15 March 2010

Back to post-war Britain

I finished a professional project and gave myself leave to escape with a mystery by Charles Todd (actually a mother-son writing team), an author(s?) recommended by Dan Conrad.

The story is set in post-World War I Britain (like Jacqueline Winspear's "Maisie Dobbs" stories and most of Laurie R. King's "Mary Russell" stories).

A local patrician is killed while out riding one morning. No witnesses. Exact scene unknown. The body was found in a pasture some time after the murder. A local investigation seems to indicate that a famous, well-connected local war hero is the murderer. So, the locals send for help from Scotland Yard. Enter Inspector Ian Rutledge.

In the book, A Test of Wills, Ian Rutledge, like Maisie Dobbs, suffers from shell shock (PTSS). His condition is worse than Maisie Dobbs' but not as bad as Maisie's one-time fiance, who is confined to a hospital and unable to speak or care for himself. (The story is also set about a decade earlier than the Maisie Dobbs stories.) Rutledge is haunted by a soldier who mutineed at the front and whom Rutledge killed for his betrayal. The voice of the dead man is part of Rutledge's everyday life. Dark depression waits on the edges of his consciousness to take over.
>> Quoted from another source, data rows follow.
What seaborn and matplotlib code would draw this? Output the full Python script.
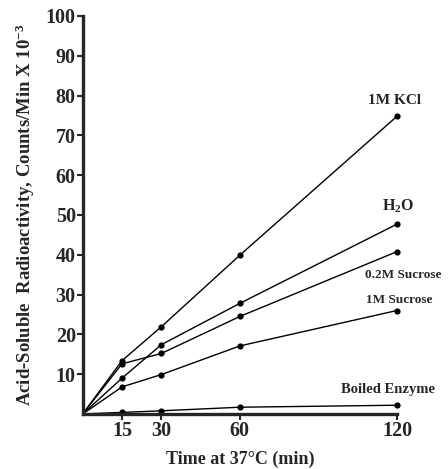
import matplotlib
matplotlib.use("Agg")
import matplotlib.pyplot as plt
import seaborn as sns
import pandas as pd

# ---- data ----
times = [0, 15, 30, 60, 120]
kcl_1m = [0, 13.4, 21.9, 39.9, 74.8]
h2o = [0, 9.0, 17.4, 27.8, 47.7]
sucrose_02m = [0, 12.6, 15.2, 24.5, 40.8]
sucrose_1m = [0, 6.8, 9.9, 17.1, 26.0]
boiled = [0, 0.4, 0.8, 1.7, 2.2]
series_names = ["1M KCl", "H$_2$O", "0.2M Sucrose", "1M Sucrose", "Boiled Enzyme"]
series_values = [kcl_1m, h2o, sucrose_02m, sucrose_1m, boiled]
x_ticks = [15, 30, 60, 120]
y_ticks = [10, 20, 30, 40, 50, 60, 70, 80, 90, 100]

rows = []
for name, vals in zip(series_names, series_values):
    for t, v in zip(times, vals):
        rows.append({"time": t, "value": v, "series": name})
df = pd.DataFrame(rows)

sns.set_style("ticks")
plt.rcParams["font.family"] = ["Liberation Serif", "DejaVu Serif"]
plt.rcParams["font.weight"] = "bold"
plt.rcParams["mathtext.fontset"] = "custom"
plt.rcParams["mathtext.rm"] = "Liberation Serif:bold"
plt.rcParams["mathtext.it"] = "Liberation Serif:bold"

fig = plt.figure(figsize=(4.48, 4.69), dpi=100)
ax = fig.add_axes([0.1846, 0.1173, 0.7015, 0.8486])

sns.lineplot(data=df, x="time", y="value", hue="series",
             palette={n: "black" for n in series_names},
             marker="o", markersize=4.5, markeredgewidth=0,
             linewidth=1.0, legend=False, ax=ax, estimator=None,
             markevery=[1, 2, 3, 4], clip_on=False)

ax.set_xlim(0, 120)
ax.set_ylim(0, 100)
ax.set_xticks(x_ticks)
ax.set_yticks(y_ticks)
ax.set_xticklabels([str(t) for t in x_ticks], fontsize=14.5, fontweight="bold")
ax.set_yticklabels([str(t) for t in y_ticks], fontsize=14.5, fontweight="bold")
ax.tick_params(direction="out", length=4, width=1.5, pad=1)
sns.despine(ax=ax)
for s in ["left", "bottom"]:
    ax.spines[s].set_linewidth(2.4)

ax.set_xlabel("Time at 37°C (min)", fontsize=13, fontweight="bold", labelpad=7)
ax.set_ylabel("Acid-Soluble  Radioactivity, Counts/Min X 10$^{-3}$",
              fontsize=13.5, fontweight="bold", labelpad=6)

# series labels near the end points
offsets = {
    "1M KCl": (-1.5, 11.5, 11),
    "H$_2$O": (0.7, 13, 11.5),
    "0.2M Sucrose": (4.5, -17, 9.5),
    "1M Sucrose": (1.5, 7.5, 9.5),
    "Boiled Enzyme": (-6.5, 11.5, 10.5),
}
for name, vals in zip(series_names, series_values):
    dx, dy, fs = offsets[name]
    ax.annotate(name, xy=(times[-1], vals[-1]), xytext=(dx, dy),
                textcoords="offset points", ha="center", va="center",
                fontsize=fs, fontweight="bold", annotation_clip=False)

fig.savefig("out.png", dpi=100)
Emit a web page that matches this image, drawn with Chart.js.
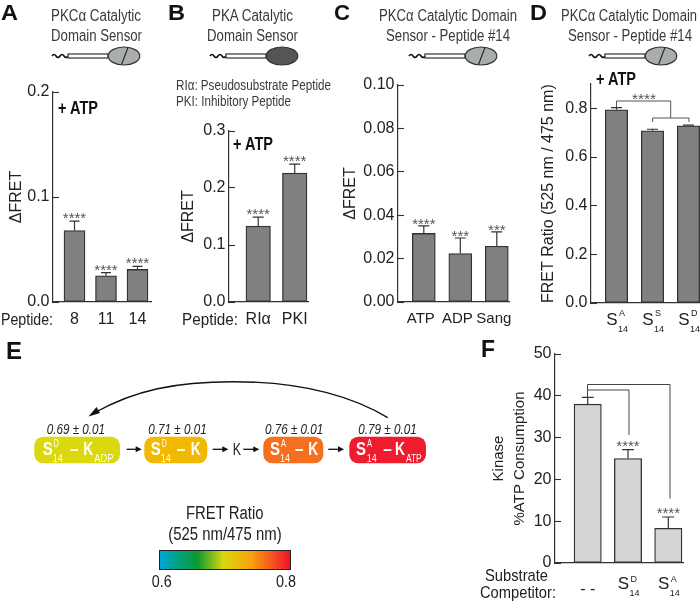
<!DOCTYPE html>
<html><head><meta charset="utf-8">
<script src="https://cdn.jsdelivr.net/npm/chart.js@4"></script>
<style>
html,body{margin:0;padding:0;background:#fff;}
#stage{position:relative;width:700px;height:602px;overflow:hidden;background:#fff;filter:blur(0.4px);}
canvas{position:absolute;}
svg{position:absolute;left:0;top:0;}
</style></head><body><div id="stage"></div>
<script>
// ---- data ----
const catsA = ['8','11','14'];
const valsA = [0.068,0.025,0.031];
const errsA = [0.009,0.003,0.003];
const starsA = ['****','****','****'];
const ticksA = [0,0.1,0.2];

const catsB = ['RIα','PKI'];
const valsB = [0.133,0.226];
const errsB = [0.016,0.016];
const starsB = ['****','****'];
const ticksB = [0,0.1,0.2,0.3];

const catsC = ['ATP','ADP','Sang'];
const valsC = [0.0316,0.0223,0.0257];
const errsC = [0.0035,0.0072,0.0066];
const starsC = ['****','***','***'];
const ticksC = [0,0.02,0.04,0.06,0.08,0.10];

const catsD = ['S|A|14','S|S|14','S|D|14'];
const valsD = [0.794,0.708,0.728];
const errsD = [0.009,0.006,0.003];
const starsD = ['','',''];
const ticksD = [0,0.2,0.4,0.6,0.8];

const catsF = ['- -','S|D|14','S|A|14'];
const valsF = [38,25,8.3];
const errsF = [1.6,2.1,2.7];
const starsF = ['','****','****'];
const ticksF = [0,10,20,30,40,50];

// ---- helpers ----
const SANS = '"Liberation Sans",Arial,sans-serif';
const INK = '#333';
Chart.defaults.animation = false;
const stage = document.getElementById('stage');

const marksPlugin = {
  id:'marks',
  afterDatasetsDraw(chart,args,o){
    const {ctx,scales:{x,y}} = chart;
    ctx.save();
    o.vals.forEach((v,i)=>{
      const px = x.getPixelForValue(i), top = y.getPixelForValue(v+o.errs[i]), base = y.getPixelForValue(v);
      ctx.strokeStyle = INK; ctx.lineWidth = 1.2;
      ctx.beginPath(); ctx.moveTo(px,base); ctx.lineTo(px,top);
      ctx.moveTo(px-o.cap/2,top); ctx.lineTo(px+o.cap/2,top); ctx.stroke();
      if(o.stars[i]){
        ctx.fillStyle='#555'; ctx.font='15px '+SANS; ctx.textAlign='center'; ctx.textBaseline='alphabetic';
        ctx.fillText(o.stars[i],px,top+o.starDy);
      }
    });
    o.cats.forEach((c,i)=>{
      if(!c.includes('|')) return;
      const [b,sup,sub] = c.split('|');
      const px = x.getPixelForValue(i), yb = y.bottom;
      ctx.fillStyle='#222'; ctx.textBaseline='alphabetic';
      ctx.textAlign='right'; ctx.font='17px '+SANS; ctx.fillText(b,px+1,yb+o.comp[0]);
      ctx.textAlign='left'; ctx.font='9px '+SANS;
      ctx.fillText(sup,px+2.5,yb+o.comp[1]);
      ctx.fillText(sub,px+1.5,yb+o.comp[2]);
    });
    ctx.restore();
  }
};

function panel(c){
  const cv = document.createElement('canvas');
  const cw = c.W + (c.R-c.L) + 8, topPad = 12, ch = topPad + (c.B-c.T) + c.H;
  cv.width = cw; cv.height = ch;
  cv.style.left = (c.L-c.W)+'px'; cv.style.top = (c.T-topPad)+'px';
  stage.appendChild(cv);
  new Chart(cv,{
    type:'bar',
    data:{datasets:[{data:c.vals.map((v,i)=>({x:i,y:v})),backgroundColor:c.fill,borderColor:INK,borderWidth:1.3,borderSkipped:false,barThickness:c.bw}]},
    plugins:[marksPlugin],
    options:{
      responsive:false,
      layout:{autoPadding:false,padding:{top:topPad,right:8,left:0,bottom:0}},
      plugins:{legend:{display:false},tooltip:{enabled:false},marks:{vals:c.vals,errs:c.errs,stars:c.stars,cats:c.cats,cap:c.cap,starDy:c.starDy,comp:c.comp}},
      scales:{
        x:{type:'linear',offset:false,min:(c.L-c.c0)/c.step,max:(c.R-c.c0)/c.step,
          afterBuildTicks:s=>{s.ticks=c.cats.map((_,i)=>({value:i}));},
          afterFit:s=>{s.height=c.H;s.paddingLeft=0;s.paddingRight=0;},
          grid:{display:false,drawTicks:false},
          border:{display:true,color:INK,width:1.2},
          ticks:{autoSkip:false,maxRotation:0,padding:c.xpad,color:'#222',labelOffset:c.lo||0,
            font:{family:SANS,size:c.xSize||16},
            callback:(v)=>{const t=c.cats[v];return t&&!t.includes('|')?t:'';}}},
        y:{min:c.ymin,max:c.ymax,
          afterBuildTicks:s=>{s.ticks=c.yt.map(v=>({value:v}));},
          afterFit:s=>{s.width=c.W;s.paddingTop=0;s.paddingBottom=0;},
          title:{display:true,text:c.title,align:c.tAlign||'center',color:'#222',padding:{top:0,bottom:0},font:{family:SANS,size:c.tSize||16,lineHeight:c.tLH||1.2}},
          grid:{drawOnChartArea:false,drawTicks:true,tickLength:-6,tickColor:INK,tickWidth:1.1},
          border:{display:true,color:INK,width:1.2},
          ticks:{padding:9.5,color:'#222',includeBounds:false,font:{family:SANS,size:16},
            callback:v=>v.toFixed(c.dec)}}
      }
    }
  });
}

panel({L:53,R:151,T:92,B:302,W:46,H:30,xpad:8,ymin:0,ymax:0.2,yt:ticksA,dec:1,cats:catsA,vals:valsA,errs:errsA,stars:starsA,c0:74.5,step:31.5,bw:21,cap:10,fill:'#808080',title:'ΔFRET',starDy:2});
panel({L:229,R:308,T:131,B:302,W:50,H:30,xpad:8,ymin:0,ymax:0.3,yt:ticksB,dec:1,cats:catsB,vals:valsB,errs:errsB,stars:starsB,c0:258.2,step:36.5,bw:24.5,cap:11,fill:'#808080',title:'ΔFRET',starDy:2});
panel({L:398,R:509,T:85,B:302,W:57,H:30,xpad:8,xSize:15,lo:-3,ymin:0,ymax:0.1,yt:ticksC,dec:2,cats:catsC,vals:valsC,errs:errsC,stars:starsC,c0:423.8,step:36.5,bw:23,cap:11,fill:'#808080',title:'ΔFRET',starDy:3});
panel({L:591,R:700,T:84,B:303,W:52,H:32,xpad:8,ymin:0,ymax:0.9,yt:ticksD,dec:1,cats:catsD,vals:valsD,errs:errsD,stars:starsD,c0:616.5,step:36,bw:22.4,cap:11,fill:'#808080',title:'FRET Ratio (525 nm / 475 nm)',tAlign:'start',starDy:2,comp:[22,13,29]});
panel({L:555,R:683,T:354,B:563,W:67,H:38,xpad:17,ymin:0,ymax:50,yt:ticksF,dec:0,cats:catsF,vals:valsF,errs:errsF,stars:starsF,c0:587.7,step:40.3,bw:27.3,cap:12,fill:'#d4d6d6',title:['Kinase','%ATP Consumption'],tSize:15,tLH:1.4,starDy:1,comp:[26,19,33]});

// ---- overlay: annotations, schematics, panel E ----
const NS='http://www.w3.org/2000/svg';
const svg=document.createElementNS(NS,'svg');
svg.setAttribute('width',700);svg.setAttribute('height',602);
stage.appendChild(svg);
function el(n,a,p){const e=document.createElementNS(NS,n);for(const k in a)e.setAttribute(k,a[k]);(p||svg).appendChild(e);return e;}
function T(s,x1,x2,base,size,o={}){
  const e=el('text',{x:x1,y:base,'font-family':SANS,'font-size':size,fill:o.fill||'#3a3a3a',
    'font-weight':o.bold?'bold':'normal','font-style':o.it?'italic':'normal'});
  if(x2){e.setAttribute('textLength',x2-x1);e.setAttribute('lengthAdjust','spacingAndGlyphs');}
  e.textContent=s;return e;
}
// panel letters
T('A',1,18,20,22,{bold:1,fill:'#111'});T('B',168,185,20,22,{bold:1,fill:'#111'});
T('C',334,350,20,22,{bold:1,fill:'#111'});T('D',530,547,20,22,{bold:1,fill:'#111'});
T('E',6,22,359,23,{bold:1,fill:'#111'});T('F',481,495,356.5,23,{bold:1,fill:'#111'});
// titles
T('PKCα Catalytic',51,141,21,16);T('Domain Sensor',51,142,41,16);
T('PKA Catalytic',212,293,21,16);T('Domain Sensor',207,298,41,16);
T('RIα: Pseudosubstrate Peptide',176,331,90,14);T('PKI: Inhibitory Peptide',176,291,106,14);
T('PKCα Catalytic Domain',379,517,21,16);T('Sensor - Peptide #14',386,510,40.5,16);
T('PKCα Catalytic Domain',561,697,21,16);T('Sensor - Peptide #14',568,692,40.5,16);
// + ATP
T('+ ATP',58,98,114,18,{bold:1,fill:'#111'});T('+ ATP',233,273,150,18,{bold:1,fill:'#111'});T('+ ATP',596,636,85,18,{bold:1,fill:'#111'});
// peptide
T('Peptide:',1,53,325,17,{fill:'#222'});T('Peptide:',182,238,325,17,{fill:'#222'});
T('Substrate',485,548,581,17,{fill:'#222'});T('Competitor:',480,556,598,17,{fill:'#222'});
// sensors
function sensor(x,dark){
  const y=56;
  el('path',{d:`M${x} ${y}q2 -3 4 0t4 0t4 0t4 0`,fill:'none',stroke:'#111','stroke-width':1.6});
  el('rect',{x:x+16,y:y-2,width:40,height:4,fill:'#fff',stroke:'#333','stroke-width':1.2});
  el('ellipse',{cx:x+72,cy:y,rx:15.8,ry:9,fill:dark?'#555':'#a9adad',stroke:'#333','stroke-width':1.2});
  if(!dark) el('line',{x1:x+76,y1:y-8.5,x2:x+69.5,y2:y+8.5,stroke:'#222','stroke-width':1.1});
}
sensor(52,false);sensor(210,true);sensor(409,false);sensor(589,false);
// brackets
el('path',{d:'M616.5 107V101H670.7V118M652.7 122V118H689V122',fill:'none',stroke:'#555','stroke-width':1});
T('****',632,656,104,15,{fill:'#555'});
el('path',{d:'M587.5 397V384.5H670V498.5M587.5 390H629V435',fill:'none',stroke:'#444','stroke-width':1});
// E boxes
const boxes=[[34.3,120,'#dcd80e'],[144.3,207.3,'#f3b800'],[263.3,323.3,'#f4701e'],[349.3,426,'#ee1c2e']];
boxes.forEach(b=>el('rect',{x:b[0],y:436.7,width:b[1]-b[0],height:26.6,rx:9,ry:9,fill:b[2]}));
const W='#fff';
function sk(xS,sup,xSub,xDash,xK,xEnd,subTail){
  T('S',xS,xS+10,455,19,{bold:1,fill:W});
  T(sup,xS+11,xS+16,447,10,{fill:W});
  T('14',xSub,xSub+10,462,11,{fill:W});
  T('–',xDash,xDash+8.5,455,19,{bold:1,fill:W});
  T('K',xK,xK+10,455,19,{bold:1,fill:W});
  if(subTail)T(subTail,xK+11,xEnd,462,11,{fill:W});
}
sk(42.7,'D',52.7,70,83.3,113.3,'ADP');
sk(150.7,'D',160.7,176.7,190.7,0,'');
sk(270,'A',280,295,308.3,0,'');
sk(356,'A',366.7,383.3,395,421.7,'ATP');
[['0.69 ± 0.01',46.7,105],['0.71 ± 0.01',148.3,206.7],['0.76 ± 0.01',265,323.3],['0.79 ± 0.01',358.3,416.7]]
  .forEach(t=>T(t[0],t[1],t[2],433.5,15,{it:1,fill:'#222'}));
// arrows
function arrow(x1,x2,y){
  el('line',{x1,y1:y,x2:x2-5,y2:y,stroke:'#111','stroke-width':1.3});
  el('path',{d:`M${x2} ${y}l-6 -3v6z`,fill:'#111'});
}
arrow(126.7,141.7,449.3);arrow(212.7,228.3,449.3);arrow(243.3,259.3,449.3);arrow(328.3,344,449.3);
T('K',232.7,241,455,16,{fill:'#222'});
el('path',{d:'M387.7 417.7C345 392 290 381.7 233 381.7S135 390 94 413',fill:'none',stroke:'#111','stroke-width':1.4});
el('path',{d:'M88.5 416.5L100 413L96.500 407z',fill:'#111'});
// colour scale
const defs=el('defs',{});
const g=el('linearGradient',{id:'fret',x1:0,x2:1,y1:0,y2:0},defs);
[[0,'#00a8dc'],[0.12,'#00a28a'],[0.29,'#0a9a32'],[0.49,'#dcd80e'],[0.7,'#f9a010'],[0.85,'#f45a20'],[1,'#f0102a']]
  .forEach(s=>el('stop',{offset:s[0],'stop-color':s[1]},g));
el('rect',{x:159.5,y:550.5,width:131,height:19,fill:'url(#fret)',stroke:'#222','stroke-width':1});
T('FRET Ratio',186,263.5,519,18,{fill:'#222'});
T('(525 nm/475 nm)',168.3,281.7,540,18,{fill:'#222'});
T('0.6',151.7,171.7,587,17,{fill:'#222'});T('0.8',276,296,587,17,{fill:'#222'});
</script></body></html>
The post-war period in Western Europe was traumatic for nearly everyone. For Rutledge it meant trying to return to a career that he was quite good at before 1914. A Test of Wills tells the story of his first investigation after the war and after treatment (therapy?) for his shell shock. The scene is rural Warwickshire (northwest of Buckingham -- Stratford upon Avon is in the south of the county). [Coincidence noted below.]

Rutledge's investigation seems to reach the same conclusions as the local one did, but he can't tie up all the loose ends. The voice in his head taunts him. People tell him only what they think is relevant. He keeps probing to find out what they are keeping from him. Of course, he's relentless. The voice in his head and the dark cloud at the edge of his being won't allow anything less. Eventually, he sorts out the details, finds the murderer, and returns to London with his pre-war reputation intact.

The book suffers a bit by comparison to Laurie R. King and Jacqueline Winspear. The story is not as crisply told as King's stories are. But, A Test of Wills is "Charles Todd's" first book. Dan Conrad read a later one and really liked it. I'll read another, but it's more opaque than King's stories. [Remember that teacher in high school or at the university who made it seem that there were secrets and priorities that he/she knew but that she/he wasn't going to explain? I remember several like that. I never could figure out what was most important and what would be on the exam. So I tried to learn everything. Well, this story is told like that. There are scores of details. And the crucial ones aren't revealed until the very end (the exam?). I was disappointed in the resolution as I often was with my grades on those less-than-transparent exams.]

Also, I got less of that feeling of verisimilitude that pervades the Maisie Dobbs stories. I think it has to do with a level of detail in Winspear's books. Ian Rutledge has a car that he uses to get around Upper Streetham, but unlike Maisie's little red MG, I never found out what kind of car it was, how he started it, or how he called the local blacksmith to tow it into town to fix a slashed tire.

I was disappointed in the resolution, but the story telling was satisfying and involving. It was a good book to read while relaxing after the completion of a big deal project. This is the first of an 11-book series, I learned from Wikipedia. From another source I learned that the authors, named as Caroline and Charles Todd, might be using pseudonyms and do not actually live in Delaware, where the publisher says they come from. Another source suggested that the son in this writing team might hold a sensitive position which would suffer from being identified as a mystery writer. Who knows?

Do you know? Have you read A Test of Wills or another of "Charles Todd's" books? Write and tell this little bit of the world what you think.

Oh, and coincidence. A couple days before reading this book, I was researching Warwickshire census records. My dad had searched diligently for ancestors named Wedding in England and never found any. There are many circumstantial clues from colonial Maryland, but no evidence of an English origin for the most senior John Wedding we know of, who died in 1772. Many records are now online in the UK, and I found several families named Wedding living in Warwickshire in the mid-19th century. Older records are not online. Maybe it's time for my research trip to England.